The range of agencies tackling greenwashing is indicative of its ambiguity and breadth. Dubious sustainability claims can be found in TV commercials, print ads, online ads, product descriptions and on packaging, not all of which are regulated by the same bodies.
There’s also evidence that the prevalence of green claims is increasing. A 2014 study by the European Commission found that 76 per cent of non-food products carried an environmental claim, either implicitly or explicitly. According to a report by UK consumer research agency Mintel, 46 per cent of beauty and hygiene products carried environmental or ethical claims in 2019, up from 27 per cent in 2015. Another study by Australia’s Consumer Policy Research Centre (CPRC) found that a consumer in Australia might see 122 green claims within a 24-hour period. Less than a third had any verification or detail to allow someone to assess their accuracy.

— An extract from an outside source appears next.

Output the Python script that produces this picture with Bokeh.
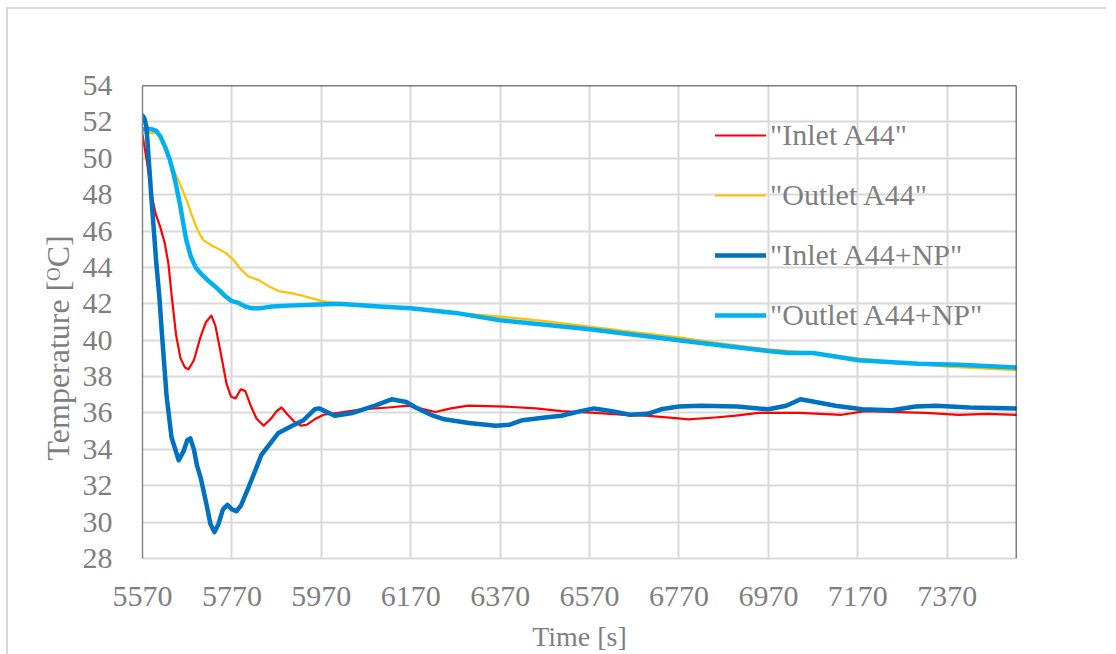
from bokeh.plotting import figure
from bokeh.models import FixedTicker, Range1d, Span, Legend, LegendItem, Title
from bokeh.embed import file_html
from bokeh.resources import INLINE

# ---- data ----
x_ticks = [5570, 5770, 5970, 6170, 6370, 6570, 6770, 6970, 7170, 7370]
y_ticks = list(range(28, 55, 2))

inlet_a44_t = [5570, 5580, 5590, 5600, 5610, 5620, 5628, 5635, 5645, 5655, 5665, 5673, 5685, 5700,
               5712, 5724, 5733, 5745, 5758, 5768, 5778, 5790, 5800, 5812, 5825, 5841, 5858, 5870,
               5881, 5895, 5910, 5925, 5937, 5955, 5975, 6008, 6060, 6120, 6165, 6200, 6225, 6260,
               6299, 6382, 6450, 6507, 6583, 6650, 6695, 6769, 6791, 6850, 6897, 6948, 7040, 7134,
               7187, 7260, 7322, 7396, 7460, 7525]
inlet_a44_v = [51.3, 49.8, 48.0, 46.9, 46.2, 45.3, 44.2, 42.5, 40.3, 39.0, 38.5, 38.4, 38.9, 40.2,
               41.0, 41.35, 40.8, 39.3, 37.6, 36.9, 36.8, 37.3, 37.2, 36.4, 35.7, 35.3, 35.7, 36.1,
               36.3, 35.9, 35.5, 35.3, 35.35, 35.65, 35.9, 36.0, 36.2, 36.3, 36.4, 36.2, 36.05, 36.25,
               36.4, 36.35, 36.25, 36.1, 36.0, 35.9, 35.85, 35.7, 35.65, 35.75, 35.85, 36.0, 36.0, 35.9,
               36.1, 36.05, 36.0, 35.9, 35.95, 35.9]

outlet_a44_t = [5570, 5600, 5612, 5622, 5635, 5657, 5670, 5680, 5692, 5706, 5725, 5745, 5756, 5774,
                5790, 5807, 5830, 5850, 5874, 5900, 5935, 5970, 6000, 6070, 6170, 6270, 6370, 6470,
                6570, 6670, 6770, 6870, 6970, 7070, 7170, 7270, 7370, 7525]
outlet_a44_v = [51.4, 51.4, 51.1, 50.4, 49.6, 48.4, 47.6, 46.9, 46.1, 45.5, 45.2, 44.95, 44.8, 44.4,
                43.9, 43.5, 43.3, 43.0, 42.7, 42.6, 42.4, 42.15, 42.05, 41.9, 41.75, 41.5, 41.3, 41.05,
                40.75, 40.45, 40.15, 39.8, 39.5, 39.3, 39.0, 38.75, 38.55, 38.35]

inlet_np_t = [5570, 5574, 5579, 5590, 5601, 5608, 5613, 5624, 5635, 5651, 5662, 5670, 5677, 5685,
              5692, 5700, 5712, 5722, 5731, 5740, 5750, 5760, 5770, 5780, 5790, 5807, 5836, 5874,
              5905, 5930, 5955, 5965, 6000, 6040, 6090, 6127, 6160, 6181, 6215, 6245, 6300, 6360,
              6390, 6420, 6470, 6507, 6550, 6580, 6620, 6660, 6700, 6730, 6770, 6820, 6900, 6970,
              7010, 7042, 7075, 7120, 7180, 7246, 7300, 7344, 7420, 7525]
inlet_np_v = [52.35, 52.2, 51.7, 47.8, 44.2, 42.3, 40.5, 36.9, 34.65, 33.4, 33.9, 34.5, 34.6, 34.0,
              33.1, 32.45, 31.1, 29.9, 29.45, 29.9, 30.7, 30.95, 30.7, 30.6, 30.9, 31.9, 33.7, 34.9,
              35.3, 35.6, 36.2, 36.25, 35.85, 36.0, 36.4, 36.75, 36.6, 36.3, 35.9, 35.65, 35.45, 35.3,
              35.35, 35.6, 35.75, 35.85, 36.1, 36.25, 36.1, 35.9, 35.95, 36.2, 36.35, 36.4, 36.35, 36.2,
              36.4, 36.75, 36.6, 36.4, 36.2, 36.15, 36.35, 36.4, 36.3, 36.25]

outlet_np_t = [5570, 5590, 5601, 5610, 5621, 5630, 5639, 5647, 5655, 5662, 5668, 5678, 5689, 5703,
               5718, 5735, 5756, 5770, 5785, 5800, 5815, 5830, 5860, 5897, 5950, 6008, 6100, 6170,
               6270, 6370, 6470, 6570, 6670, 6770, 6870, 6970, 7015, 7070, 7172, 7306, 7396, 7525]
outlet_np_v = [51.6, 51.6, 51.5, 51.2, 50.6, 50.0, 49.2, 48.3, 47.3, 46.3, 45.5, 44.6, 44.0, 43.6,
               43.25, 42.9, 42.4, 42.15, 42.05, 41.85, 41.75, 41.75, 41.85, 41.9, 41.95, 42.0, 41.85,
               41.75, 41.5, 41.1, 40.85, 40.6, 40.3, 40.0, 39.7, 39.4, 39.3, 39.3, 38.9, 38.7, 38.65,
               38.5]

series_names = ['"Inlet A44"', '"Outlet A44"', '"Inlet A44+NP"', '"Outlet A44+NP"']
series_colors = ["#FF0000", "#FFC000", "#0070C0", "#00B0F0"]
series_widths = [2.2, 2.2, 4.5, 4.5]

X_MIN, X_MAX = 5570, 7525
Y_MIN, Y_MAX = 28, 54

FONT = "Liberation Serif"
GRAY = "#7f7f7f"

p = figure(frame_width=874, frame_height=473, output_backend="svg", toolbar_location=None,
           x_range=Range1d(X_MIN, X_MAX), y_range=Range1d(Y_MIN, Y_MAX),
           min_border_left=134, min_border_top=76, min_border_right=90, min_border_bottom=80,
           styles={"border-left": "2px solid #d9d9d9", "border-top": "2px solid #d9d9d9",
                   "margin-left": "6px", "margin-top": "7px"})
p.outline_line_color = None
p.background_fill_color = "white"

# grid
p.xaxis.ticker = FixedTicker(ticks=x_ticks)
p.yaxis.ticker = FixedTicker(ticks=y_ticks)
for g in (p.xgrid, p.ygrid):
    g.grid_line_color = "#d9d9d9"
    g.grid_line_width = 2

# axes
for ax in (p.xaxis, p.yaxis):
    ax.major_tick_line_color = None
    ax.minor_tick_line_color = None
    ax.major_label_text_font = FONT
    ax.major_label_text_font_size = "30px"
    ax.major_label_text_color = GRAY
    ax.axis_label_text_font = FONT
    ax.axis_label_text_font_style = "normal"
    ax.axis_label_text_color = GRAY
p.xaxis.axis_line_color = "#d9d9d9"
p.xaxis.axis_line_width = 2
p.yaxis.axis_line_color = "#868686"
p.yaxis.axis_line_width = 1.5
p.xaxis.axis_label = "Time [s]"
p.xaxis.axis_label_text_font_size = "28px"
p.xaxis.major_label_standoff = 22
p.xaxis.axis_label_standoff = 12
p.yaxis.major_label_standoff = 24

# y-axis title as a side title, placed slightly below centre like the reference
ytitle = Title(text="Temperature [\u1d3cC]", align="left", offset=98,
               text_font=FONT, text_font_size="32px", text_font_style="normal",
               text_color=GRAY, standoff=8)
p.add_layout(ytitle, "left")

# top / right frame lines
p.add_layout(Span(location=Y_MAX, dimension="width", line_color="black", line_width=1.5))
p.add_layout(Span(location=X_MAX, dimension="height", line_color="black", line_width=1.5))

data = [(inlet_a44_t, inlet_a44_v), (outlet_a44_t, outlet_a44_v),
        (inlet_np_t, inlet_np_v), (outlet_np_t, outlet_np_v)]
rmap = {}
for i in [0, 1, 3, 2]:
    t, v = data[i]
    rmap[i] = p.line(t, v, line_color=series_colors[i], line_width=series_widths[i],
                     line_join="round", line_cap="round")

items = [LegendItem(label=series_names[i], renderers=[rmap[i]]) for i in range(4)]
legend = Legend(items=items, location=(573, 226))
legend.label_text_font = FONT
legend.label_text_font_size = "30px"
legend.label_text_color = GRAY
legend.glyph_width = 51
legend.glyph_height = 34
legend.label_height = 34
legend.spacing = 26
legend.label_standoff = 4
legend.padding = 0
legend.margin = 0
legend.background_fill_alpha = 0
legend.border_line_color = None
p.add_layout(legend, "center")

open("out.html", "w").write(file_html(p, INLINE))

The boom in green claims reflects growing consumer attention: In one recent survey, 68 per cent of Americans said they would choose a more environmentally friendly product even if it cost more. That enthusiasm presents a big opportunity for advertisers, and a big challenge for regulators – who don’t always have mechanisms in place to push back on incomplete claims.
Australia, for example, prohibits companies from misleading or deceiving consumers, and from engaging in “unconscionable conduct.” But Ms Erin Turner, chief executive officer at the CPRC, says many advertising claims don’t meet that high a bar – they’re more likely to be vague, or minimally justified, than actively deceptive. One company, for instance, claimed “Our freezers are greener” in an ad, begging the question: Greener than what?
“My sense is that the Australian regulators are looking to use their powers to the limit on greenwashing,” Ms Turner says. “But the powers [that] regulators have aren’t fully going to deal with the problem.” Ms Turner describes greenwashing as an unfair trade practice that does repeated low-level harm to a wide population of customers, something local laws aren’t currently equipped to tackle.
In Hong Kong, some of the most successful greenwashing regulation has focused on energy-efficiency claims. After the Hong Kong Consumer Council (HKCC) conducted tests that found certain dehumidifiers were less efficient than claimed when used with Hepa filters, the dehumidifiers were recalled by the government. In the US, successful FTC cases have likewise focused on the materials and properties of products – think rayon labelled as bamboo, or paint marketed as “emissions-free.”
“When we look overseas, there are a number of things we can learn,” says HKCC Chief Executive Officer Gilly Wong, citing the FTC’s Green Guides in the US and the CMA’s Green Claims Code in the UK. “The pace has to be in sync and can’t be slowed down and even has to be accelerated, to attack all of these kinds of claims.”
While regulation is the order of the day in Europe, in the US some green claims are scrutinised through legal action. In June, Oregon’s Multnomah County sued a handful of oil companies over a 2021 heat dome it described as a “direct and foreseeable consequence” of the companies’ decision to publicly downplay fossil fuel pollution. Oil majors have called the suit unproductive.